Remarquez que la Mort civile a eu en Italie un immense succès. Aucune traduction française n'existe, et je crois que le drame traduit ferait de maigres recettes à la Porte-Saint-Martin[1]. C'est que notre public est pourri maintenant. Il lui faut de grandes machines compliquées. On l'a mis au régime du roman-feuilleton et des mélodrames où les ducs et les forçats s'embrassent. La plupart des critiques eux-mêmes font du théâtre une chose bête, où le talent d'écrivain n'est pas nécessaire, où il faut manquer d'observation, d'analyse et de style, pour faire des chefs-d'oeuvre. Le théâtre, disent ils, c'est ça; et il semble qu'ils professent un cours d'ébénisterie. Donner des règles au néant, c'est le comble.
[Note 1: Depuis que cet article a été écrit, M. Auguste Vitu a fait jouer à l'Odéon une traduction de la Mort civile qui n'a eu aucun succès.]
Eh! non, le théâtre, ce n'est pas ça! L'absolu n'existe point. Le théâtre d'une époque est ce qu'une génération d'écrivains le fait. Nous sommes, malheureusement, d'une ignorance crasse et d'une vanité incroyable. Les littératures des peuples voisins sont pour nous comme si elles n'étaient pas. Si nous étions plus curieux, plus lettrés, nous connaîtrions depuis longtemps la Mort civile, et nous verrions dans ce drame un singulier démenti à nos théories françaises. Il est conçu absolument dans la formule que j'indique, depuis que je m'occupe de critique dramatique; et il paraît que cette formule n'est pas si mauvaise, puisque l'Italie tout entière a applaudi la pièce.

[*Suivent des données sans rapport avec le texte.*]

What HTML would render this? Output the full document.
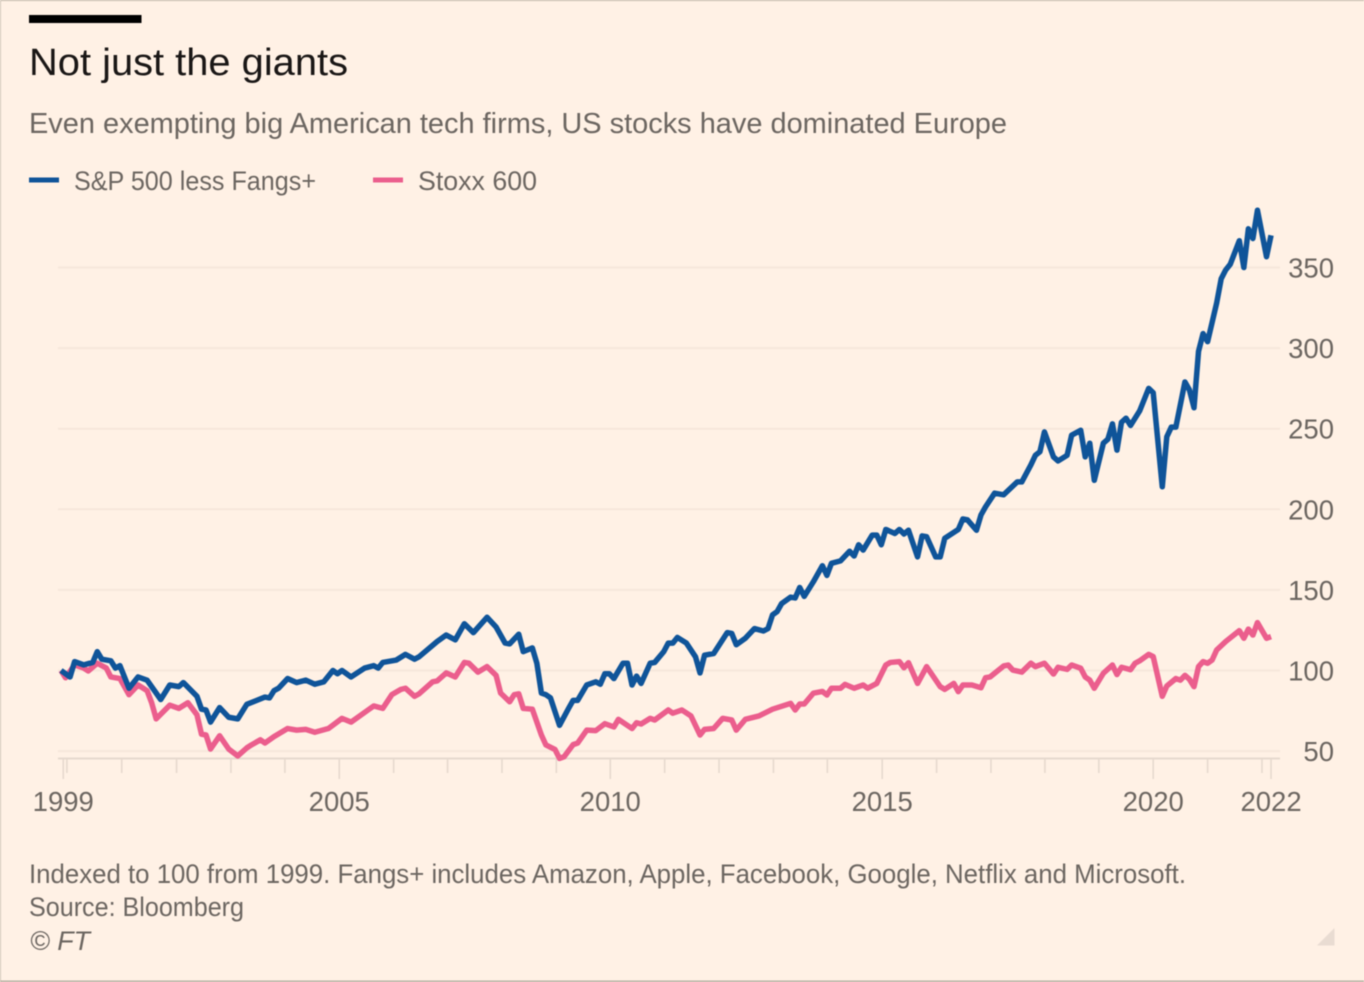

Mais je m'arrête, car j'enfourche là mon dada, et c'est de Salvini surtout dont je veux parler. Je me méfiais beaucoup des acteurs italiens, je me les imaginais d'une exubérance folle. Aussi quel a été mon étonnement, lorsque j'ai constaté que le grand talent de Salvini est tout de mesure, de finesse, d'analyse. Il n'a pas un geste inutile, pas un éclat de voix qui détonne. Au premier aspect, il serait plutôt gris, et il faut attendre pour être empoigné par ce jeu si simple, si savant et si fort.